Whilst an endless slog uphill on narrow woodland tracks, the path provides a fantastic opportunity to see the changes in the landscape and walk through a pristine UNESCO Word Heritage landscape. Much of the Jungfrau region achieves this designation but as we found out later in our trip, this also brings bus loads of tourists so the solitude we found on our walk into the Mutthorn hut can’t be easily found elsewhere.
It took about 3 hours walking through the woodland forest trails and up to the pastures to reach Obersteinberg, where a hut provided a refreshment stop and a chance to check the map before heading across the glacier beyond.
From here we followed signs to Oberhoresee, a little glacial lake and a popular destination for hikers exploring the valley. We stopped briefly in the baking sun and contemplated cooling off there on our descent.
From there the path becomes less distinct as it turns from a walkers path marked by red and white striped marks, to an alpinist track marked by blue and white marks. It winds through the moraine, scree and eventually out on to the glacier itself.
From looking at our map it became clear that while it was still very early in the season and lots of fresh snow was still around, the glacier itself had receded considerably from what was marked on the map.
This also meant that a direct approach wasn’t possible due to the crevasses and seracs now present. So we had to loop around to be able to ascend up the glacier towards the hut. The snow conditions weren’t great either as the glacier was covered in a foot of snow which had melted to create a surface like the moon.
The Mutthorn hut
The Mutthorn hut perches on the end of the Mutthorn, a shaly rock ridge which rises out of the glacier. To reach the hut required circling around the crevasse to access the door.
Despite its isolated location, or perhaps because of it, the Mutthorn guardians provide a very warm welcome – a hot drink and chocolate to all of their guests. Run by the Swiss Alpine Club, members get a good discount, as do reciprocal clubs.
The evening meal was basic – soup followed by cheese, potatoes and salad and then fruit salad – but considering our location I was surprised to get anything fresh.
Ascending the Tschingelhorn
We left the hut at 4am to ensure we had enough time before the sun rose and started to melt the snow. Crossing the moon like glacier was much easier when it was frozen from a night under clear skies.

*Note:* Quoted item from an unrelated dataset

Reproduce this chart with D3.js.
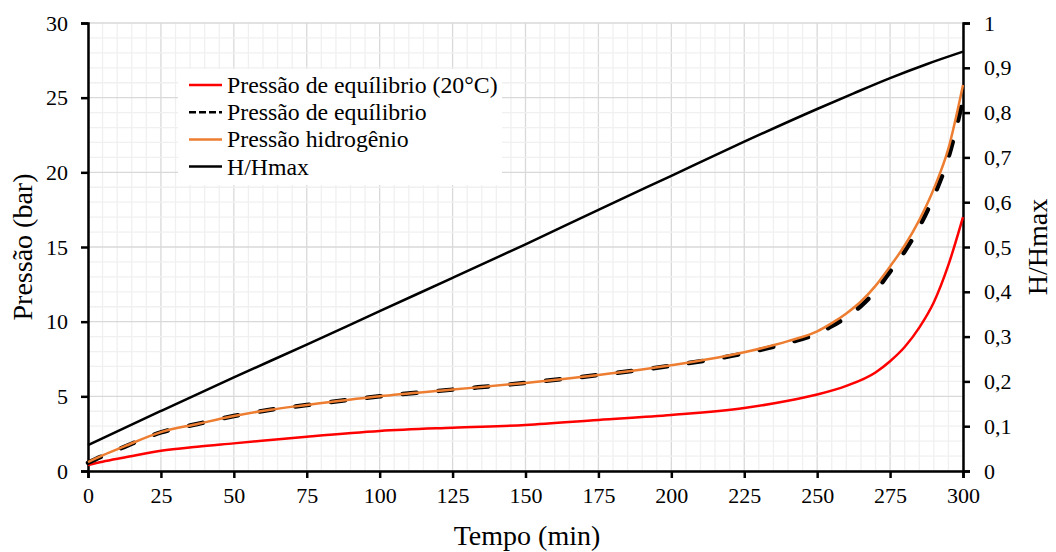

The ascent is fairly straight forward, we had to circle around the Tshingelhorn ridge to the South side and ascent the gully to the col and follow the ridge to the summit. At about 45 degrees the 300m gully was long and steep but in a solid condition and well trodden so was easy-going (although at 3000m altitude it was hard work!)

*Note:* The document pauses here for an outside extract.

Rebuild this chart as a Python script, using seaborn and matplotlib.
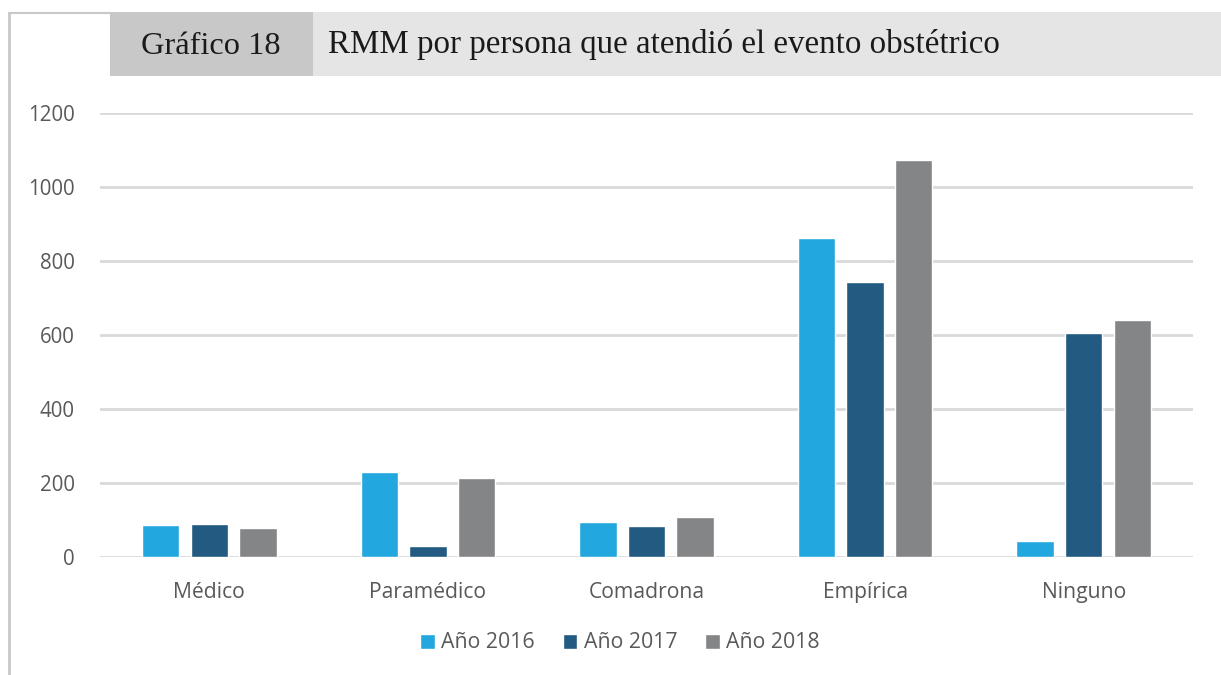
import matplotlib
matplotlib.use("Agg")
import matplotlib.pyplot as plt
from matplotlib.patches import Rectangle
from matplotlib.lines import Line2D
import pandas as pd
import seaborn as sns

# Data
categories = ["Médico", "Paramédico", "Comadrona", "Empírica", "Ninguno"]
series_names = ["Año 2016", "Año 2017", "Año 2018"]
values_2016 = [86, 230, 94, 861, 43]
values_2017 = [90, 30, 83, 743, 605]
values_2018 = [78, 214, 108, 1074, 640]
y_ticks = [0, 200, 400, 600, 800, 1000, 1200]

colors = ["#23a7df", "#235a82", "#848587"]

rows = []
for name, vals in zip(series_names, [values_2016, values_2017, values_2018]):
    for cat, v in zip(categories, vals):
        rows.append({"categoria": cat, "serie": name, "valor": v})
df = pd.DataFrame(rows)

sns.set_theme(style="white")
plt.rcParams["font.family"] = ["Open Sans", "DejaVu Sans"]

W, H = 1221, 675
fig = plt.figure(figsize=(W / 100, H / 100), dpi=100)
fig.patch.set_facecolor("white")

def fx(px):
    return px / W

def fy(py):
    return 1 - py / H

ax = fig.add_axes([fx(100), fy(557), fx(1193) - fx(100), fy(113) - fy(557)])

sns.barplot(
    data=df, x="categoria", y="valor", hue="serie",
    order=categories, hue_order=series_names,
    palette=colors, width=0.666, gap=0.23, saturation=1,
    ax=ax, legend=True,
)

ax.set_ylim(0, 1200)
ax.set_xlim(-0.5, len(categories) - 0.5)
ax.set_yticks(y_ticks)
ax.set_yticklabels([str(t) for t in y_ticks])
ax.set_xlabel("")
ax.set_ylabel("")
ax.yaxis.grid(True, color="#d9d9d9", linewidth=2)
ax.set_axisbelow(True)
for sp in ax.spines.values():
    sp.set_visible(False)
ax.tick_params(axis="both", length=0, labelcolor="#595959")
ax.tick_params(axis="y", pad=18, labelsize=14.8)
ax.tick_params(axis="x", pad=18, labelsize=15.2)

leg = ax.legend(
    loc="center", bbox_to_anchor=(fx(620), fy(643)), bbox_transform=fig.transFigure,
    ncol=3, frameon=False, fontsize=15.3, handlelength=0.7, handleheight=0.7,
    handletextpad=0.3, columnspacing=1.3,
)
for t in leg.get_texts():
    t.set_color("#595959")

# frame lines on the left and top-left
fig.add_artist(Line2D([fx(9), fx(9)], [fy(13), 0], color="#c8c8c8", linewidth=2))
fig.add_artist(Line2D([fx(9), fx(110)], [fy(13), fy(13)], color="#c8c8c8", linewidth=1.5))

# header boxes
fig.add_artist(Rectangle((fx(110), fy(76)), fx(313) - fx(110), fy(12) - fy(76),
                         transform=fig.transFigure, facecolor="#c8c8c8", edgecolor="none"))
fig.add_artist(Rectangle((fx(313), fy(76)), 1 - fx(313), fy(12) - fy(76),
                         transform=fig.transFigure, facecolor="#e5e5e5", edgecolor="none"))

serif = ["Liberation Serif", "DejaVu Serif"]
fig.text(fx(211), fy(47), "Gráfico 18", ha="center", va="center",
         fontsize=23.3, family=serif, color="#1a1a1a")
fig.text(fx(328), fy(45), "RMM por persona que atendió el evento obstétrico",
         ha="left", va="center", fontsize=23.8, family=serif, color="#1a1a1a")

fig.savefig("out.png", dpi=100, facecolor="white")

The view from the summit was fantastic, looking over to the Breithorn and further beyond to the Aletschhorn.
Had we properly considered how challenging it would be to get to the Mutthorn hut we would have budgeted for staying more nights and doing other peaks in the area, but as we hadn’t we descended back to the hut and after a quick lunch continued back down to the valley – a very long 17 hour day mountaineering.